The profound lesson in this story is that, at some point, we have to move on from “why did this happen to me?” to a much more productive question: “What can I learn from this experience?” The list of qualities suggested by Anne Lindbergh offers a path to being able to find the answer.
But those qualities are not easy to develop for the type A, problem-solving people most likely to be reading (or writing) this newsletter. Because those aren’t problem-solving skills. They are coping skills! And coping is different from solving. Coping requires the maturity to accept what cannot change, demands the emotional work involved in processing unpleasant feelings, and takes us in directions we wish we didn’t have to go. But it is the only way out of our deepest suffering.
Without taking anything away from Anne’s list of coping skills, I’d like to add one more that has helped me through my darkest moments: helping someone else who’s also suffering. Engaging in acts of kindness and service to others while we ourselves suffer is a most unnatural act, going against all our instincts during hard times. But it’s powerful medicine because it activates all the other qualities advocated by Anne Morrow Lindbergh. It reminds us that there are others out there who are also struggling, and in helping them we exercise the muscles that allow us to love, be open, develop understanding, and remain vulnerable.
Once again, what I’m saying here can easily be misunderstood. I’m not making light of the profound sadness and helplessness that accompanies suffering, which makes it hard to turn to others in hard times. Nor am I suggesting that overcoming challenges is just a matter of applying a magic formula that involves checking off a list of other-serving attributes. The old adage that time heals all wounds has much truth to it, so there are no shortcuts.
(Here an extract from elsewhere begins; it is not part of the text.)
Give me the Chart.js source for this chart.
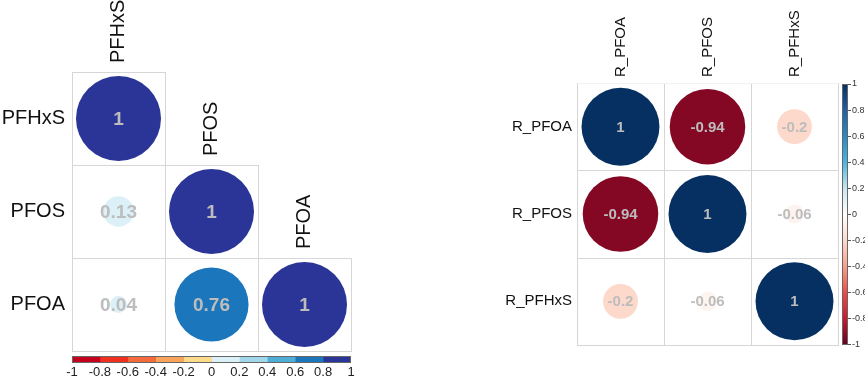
<!DOCTYPE html>
<html>
<head>
<meta charset="utf-8">
<script src="https://cdn.jsdelivr.net/npm/chart.js@4.4.0/dist/chart.umd.min.js"></script>
<style>
  html, body { margin: 0; padding: 0; background: #fff; overflow: hidden; }
  #wrap { position: relative; width: 865px; height: 378px; overflow: hidden; }
  canvas { position: absolute; }
</style>
</head>
<body>
<div id="wrap">
  <canvas id="leftMatrix" width="440" height="378" style="left:0;top:0"></canvas>
  <canvas id="leftBar" width="303" height="27" style="left:60px;top:354px"></canvas>
  <canvas id="rightMatrix" width="425" height="378" style="left:440px;top:0"></canvas>
  <canvas id="rightBar" width="29" height="275" style="left:836px;top:76px"></canvas>
</div>
<script>
// left panel: lower triangle
const leftNames = ['PFHxS', 'PFOS', 'PFOA'];
const leftRows = [
    [1],
    [0.13, 1],
    [0.04, 0.76, 1]
];

// right panel: full matrix
const rightNames = ['R_PFOA', 'R_PFOS', 'R_PFHxS'];
const rightRows = [
    [1, -0.94, -0.2],
    [-0.94, 1, -0.06],
    [-0.2, -0.06, 1]
];

// colour bar ticks and colours
const barTicks = [-1, -0.8, -0.6, -0.4, -0.2, 0, 0.2, 0.4, 0.6, 0.8, 1];
const stepColors = ['#C5001D', '#F0301E', '#F46A3C', '#F9A45A', '#FCDC8A',
                    '#DCF1F7', '#A0D8EA', '#4EAED6', '#1B76BB', '#2B3597'];
const rampColors = ['#67001F', '#C81A30', '#EC4D47', '#F7A08A', '#FCD9CA',
                    '#FFFFFF', '#C6E6F2', '#48B4E0', '#2A8AC6', '#1F5FA6', '#053061'];

const FONT = "'Liberation Sans', Arial, sans-serif";

function hexToRgb(h) {
    return [parseInt(h.slice(1, 3), 16), parseInt(h.slice(3, 5), 16), parseInt(h.slice(5, 7), 16)];
}

function rampColor(v) {
    let i = Math.min(9, Math.floor((v + 1) / 0.2 + 1e-9));
    const t = (v - barTicks[i]) / 0.2;
    const a = hexToRgb(rampColors[i]);
    const b = hexToRgb(rampColors[i + 1]);
    const c = a.map((x, k) => Math.round(x + (b[k] - x) * t));
    return 'rgb(' + c.join(',') + ')';
}

function stepColor(v) {
    const i = Math.min(9, Math.floor((v + 1) / 0.2 + 1e-9));
    return stepColors[i];
}

function toPoints(rows) {
    const pts = [];
    rows.forEach((row, i) => {
        row.forEach((v, j) => {
            pts.push({ x: j + 1, y: i + 1, v: v });
        });
    });
    return pts;
}

function cellSize(chart) {
    const xs = chart.scales.x;
    return Math.abs(xs.getPixelForValue(1.5) - xs.getPixelForValue(0.5));
}

// grid, labels and numbers drawn around the circles
function makeDecor(cfg) {
    return {
        id: 'decor',
        beforeDatasetsDraw(chart) {
            const ctx = chart.ctx;
            const xs = chart.scales.x, ys = chart.scales.y;
            ctx.save();
            ctx.strokeStyle = '#D6D6D6';
            ctx.lineWidth = 1;
            cfg.points.forEach(p => {
                const x0 = Math.round(xs.getPixelForValue(p.x - 0.5)) + 0.5;
                const x1 = Math.round(xs.getPixelForValue(p.x + 0.5)) + 0.5;
                const y0 = Math.round(ys.getPixelForValue(p.y - 0.5)) + 0.5;
                const y1 = Math.round(ys.getPixelForValue(p.y + 0.5)) + 0.5;
                ctx.strokeRect(x0, y0, x1 - x0, y1 - y0);
            });
            if (cfg.fadeTop) {
                // top edge of the full grid is barely visible in the original
                const y0 = Math.round(ys.getPixelForValue(0.5)) + 0.5;
                ctx.strokeStyle = '#F3F3F3';
                ctx.beginPath();
                ctx.moveTo(Math.round(xs.getPixelForValue(0.5)) + 1, y0);
                ctx.lineTo(Math.round(xs.getPixelForValue(3.5)), y0);
                ctx.stroke();
            }
            ctx.restore();
        },
        afterDatasetsDraw(chart) {
            const ctx = chart.ctx;
            const xs = chart.scales.x, ys = chart.scales.y;
            ctx.save();
            // numbers
            ctx.fillStyle = '#BDBDBD';
            ctx.font = 'bold ' + cfg.numSize + 'px ' + FONT;
            ctx.textAlign = 'center';
            ctx.textBaseline = 'middle';
            cfg.points.forEach(p => {
                ctx.fillText(String(p.v), xs.getPixelForValue(p.x), ys.getPixelForValue(p.y) + 1);
            });
            // row labels
            ctx.fillStyle = '#111';
            ctx.font = cfg.labelSize + 'px ' + FONT;
            ctx.textAlign = 'right';
            cfg.names.forEach((n, i) => {
                ctx.fillText(n, xs.getPixelForValue(0.5) - cfg.rowGap, ys.getPixelForValue(i + 1));
            });
            // column labels, rotated
            ctx.textAlign = 'left';
            cfg.names.forEach((n, j) => {
                const top = cfg.triangle ? ys.getPixelForValue(j + 0.5) : ys.getPixelForValue(0.5);
                ctx.save();
                ctx.translate(xs.getPixelForValue(j + 1), top - cfg.colGap);
                ctx.rotate(-Math.PI / 2);
                ctx.fillText(n, 0, 0);
                ctx.restore();
            });
            ctx.restore();
        }
    };
}

function matrixChart(id, points, radiusFactor, colorFn, padding, decor) {
    return new Chart(document.getElementById(id), {
        type: 'scatter',
        data: {
            datasets: [{
                data: points,
                pointRadius: c => c.raw ? cellSize(c.chart) * radiusFactor * Math.sqrt(Math.abs(c.raw.v)) : 0,
                pointHoverRadius: c => c.raw ? cellSize(c.chart) * radiusFactor * Math.sqrt(Math.abs(c.raw.v)) : 0,
                backgroundColor: c => c.raw ? colorFn(c.raw.v) : '#fff',
                borderWidth: 0,
                clip: false
            }]
        },
        options: {
            responsive: false,
            animation: false,
            events: [],
            layout: { padding: padding },
            scales: {
                x: { type: 'linear', min: 0.5, max: 3.5, display: false },
                y: { type: 'linear', min: 0.5, max: 3.5, reverse: true, display: false }
            },
            plugins: { legend: { display: false }, tooltip: { enabled: false } }
        },
        plugins: [decor]
    });
}

const leftPoints = toPoints(leftRows);
const rightPoints = toPoints(rightRows);

matrixChart('leftMatrix', leftPoints, 0.457, stepColor,
    { left: 72, top: 72, right: 89, bottom: 27 },
    makeDecor({ points: leftPoints, names: leftNames, triangle: true, numSize: 19, labelSize: 20, rowGap: 7, colGap: 9 }));

matrixChart('rightMatrix', rightPoints, 0.448, rampColor,
    { left: 137, top: 83, right: 27, bottom: 33 },
    makeDecor({ points: rightPoints, names: rightNames, triangle: false, fadeTop: true, numSize: 15, labelSize: 15, rowGap: 5, colGap: 6 }));

const frame = {
    id: 'frame',
    afterDatasetsDraw(chart) {
        const a = chart.chartArea;
        const ctx = chart.ctx;
        ctx.save();
        ctx.strokeStyle = '#666';
        ctx.lineWidth = 1;
        ctx.strokeRect(Math.round(a.left) + 0.5, Math.round(a.top) + 0.5,
            Math.round(a.right - a.left) - 1, Math.round(a.bottom - a.top) - 1);
        ctx.restore();
    }
};

const fmtTick = v => String(Number(v.toFixed(1)));

// left discrete colour bar
new Chart(document.getElementById('leftBar'), {
    type: 'bar',
    data: {
        labels: [''],
        datasets: stepColors.map((c, i) => ({
            data: [[barTicks[i], barTicks[i + 1]]],
            backgroundColor: c,
            borderWidth: 0,
            barPercentage: 1,
            categoryPercentage: 1,
            grouped: false
        }))
    },
    options: {
        indexAxis: 'y',
        responsive: false,
        animation: false,
        events: [],
        layout: { padding: { left: 12, right: 12, top: 2, bottom: 0 } },
        scales: {
            x: {
                type: 'linear', min: -1, max: 1,
                afterFit: s => { s.height = 18; },
                afterBuildTicks: s => { s.ticks = barTicks.map(v => ({ value: v })); },
                grid: { display: false, drawTicks: false },
                border: { display: false },
                ticks: { font: { size: 13, family: FONT }, color: '#222', padding: 2, maxRotation: 0, autoSkip: false, callback: fmtTick }
            },
            y: { display: false }
        },
        plugins: { legend: { display: false }, tooltip: { enabled: false } }
    },
    plugins: [frame]
});

// right continuous colour bar
new Chart(document.getElementById('rightBar'), {
    type: 'bar',
    data: {
        labels: [''],
        datasets: [{
            data: [[-1, 1]],
            backgroundColor: c => {
                const chart = c.chart;
                const a = chart.chartArea;
                if (!a) return '#fff';
                const ys = chart.scales.y;
                const g = chart.ctx.createLinearGradient(0, ys.getPixelForValue(-1), 0, ys.getPixelForValue(1));
                rampColors.forEach((col, i) => g.addColorStop(i / (rampColors.length - 1), col));
                return g;
            },
            borderWidth: 0,
            barPercentage: 1,
            categoryPercentage: 1
        }]
    },
    options: {
        responsive: false,
        animation: false,
        events: [],
        layout: { padding: { left: 6, right: 0, top: 8, bottom: 6 } },
        scales: {
            x: { display: false },
            y: {
                type: 'linear', min: -1, max: 1, position: 'right',
                afterFit: s => { s.width = 17; },
                afterBuildTicks: s => { s.ticks = barTicks.map(v => ({ value: v })); },
                grid: { drawOnChartArea: false, tickLength: 3, color: '#555' },
                border: { display: false },
                ticks: { font: { size: 9, family: FONT }, color: '#333', padding: 1, autoSkip: false, callback: fmtTick }
            }
        },
        plugins: { legend: { display: false }, tooltip: { enabled: false } }
    },
    plugins: [frame]
});
</script>
</body>
</html>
But time by itself will not heal our wounds. There’s a certain amount of work and intentionality about how we suffer that makes the difference between ending up wiser vs. ending up bitter. This is one the great challenges we have as a global society as we face the long-term challenges of this pandemic.
I’d like to finish on a hopeful note. The picture below is also of Anne Morrow Lindbergh, though by now she was older than in the first picture and years had passed since the tragedy of losing her son. You can see some wrinkles around her eyes, a product of aging and hard experience. But I love the expression in those eyes: there’s real joy in them and in her smile. Anne was marked but not defined by her loss because she did learn something from her suffering. So can we, and the result will be an abiding sense of joy and inner peace despite our struggles.
Postscript: I have emphasized Anne Morrow Lindbergh’s ability to overcome her tragic loss. I’m aware of the controversy surrounding Anne because of her association with Charles and his sympathy for some aspects of the Nazi cause. My praise of Anne’s approach to handling tragedy is in no way a blanket endorsement of all aspects of her or her husband’s lives, particularly any reprehensible political views.
I agree completely. There is great power in being selfless although this is a most challenging skill. This year has contributed to many feeling lonely and isolated as we've been physically separated, but as we come out of this we will have increasing opportunities to reconnect. As you mentioned, the danger in life is drinking from the bitter cup and allowing it to make us bitter ourselves. Bitterness and anger can lead to isolation even when surrounded by throngs of people. But as we look outward and truly see and serve those around us, even when we may be suffering ourselves, we will make connections and experience more joy in those relationships. Thank you for your thoughts. Great message.